Chapter XXVII: The Epicureans
The philosophy of Epicurus, like all philosophies at the time with the exception of Scepticism, was designed to secure tranquility. Pleasure was the good. He says in a book on The End of Life, ‘I know not how I can conceive the good, if I withdraw the pleasures of taste and withdraw the pleasures of love and those of hearing and sight.’
‘The beginning and the root of all good is the pleasure of the stomach; even wisdom and culture must be referred to this.’ The pleasure of the mind, we are told, is the contemplation of pleasures of the body. Its only advantage over bodily pleasures is that we can learn to contemplate pleasure rather than pain, and thus have more control over mental than over physical pleasures.

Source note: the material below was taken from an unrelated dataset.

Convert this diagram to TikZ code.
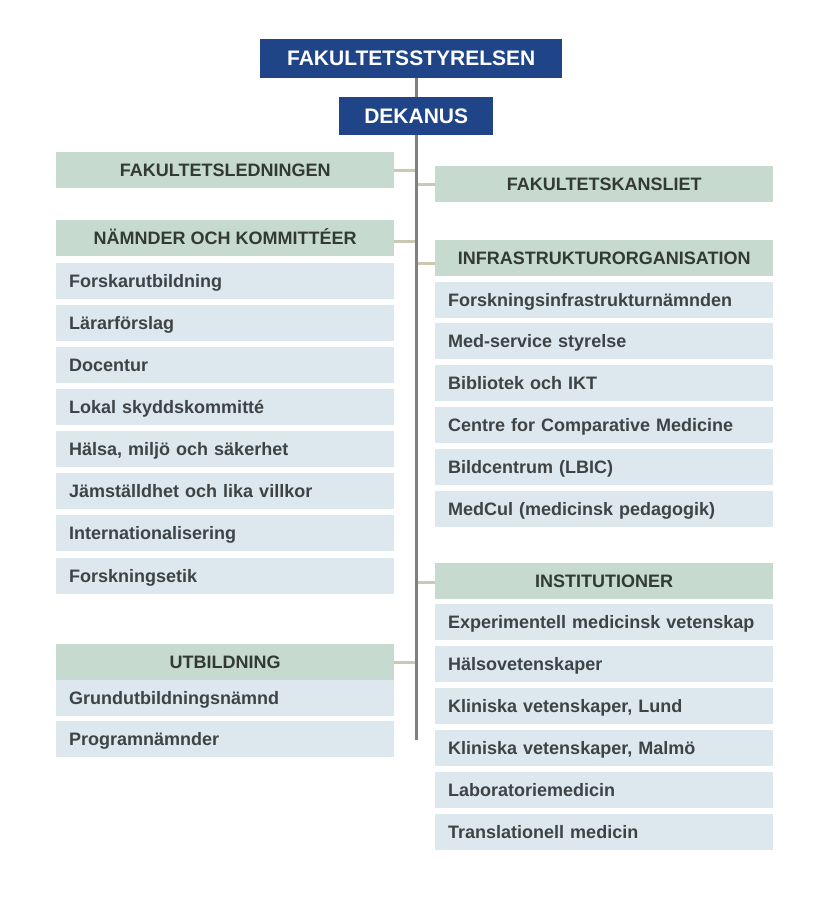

Epicurus thought that unless virtue means prudence in the pursuit of pleasure, that it was an empty name. And that ‘justice’ means acting in such a way so that one has no reason to fear other men’s resentment. Such a doctrine can be applied for the origin of society such as the social contract.
But Epicurus disagrees with some hedonist predecessors who distinguished between active and passive pleasures, or dynamic and static pleasures. Dynamic pleasures are the attainment of a desired end, the previous desire having been accompanied by pain.
Static pleasures consist in a state of equilibrium which results from the existence of the kind of feeling that would be desired if it were absent. Hunger, while being satisfied, is a dynamic pleasure. But the feeling of satiation after eating is a static pleasure.
Epicurus thinks that it is more prudent to pursue the second instead of the first, since it does not depend on the existence of pain as a stimulus to desire. When the body is in a state of equilibrium, there is no pain. We should thus aim at equilibrium and the quiet pleasures, rather than violent joys.
It seams that Epicurus would wish to be always in a state of having eaten moderately, never in that of a voracious desire to eat. He is led to regarding absence of pain, rather than the presence of pleasure, as the goal of the wise man.
The pains of the stomach ache outweigh the pleasures of gluttony.
Desires for wealth and honor are futile because they make man restless when he might be contented. The greatest good is prudence; it is even more precious than philosophy.
Philosophy was a practical system designed to secure a happy life, it required only common sense, not logic or mathematics or any elaborate training described by Plato. He advises his young disciple Pythocles to ‘flee from every form of culture’.
He advised abstinence from public life. The more power a man achieves, the more he increases the number of those who envy him and wish him injury. Even if he escapes misfortune, peace of mind is impossible.
The wise man will try to live unnoticed, so as to have no enemies. Sexual love, a dynamic pleasure, comes under the ban. Sexual intercourse has never done man any good, and he is look if it has not harmed him.
Lucretius denounces love, but sees no harm in sexual intercourse if it is divorced from passion.
The safest of social pleasures, according to Epicurus, is friendship.
Eat little, for fear of indigestion; drink little, for fear of next morning; eschew politics and love and all violently passionate activities; do not give hostages to fortune by marrying and having children; in your mental life, teach yourself to contemplate pleasures rather than pains. Physical pain is certainly a great evil, but if severe, it is brief, and if prolonged, it can be endured by means of mental discipline and the habit of thinking of happy things in spite of it. Above all, live so as to avoid fear.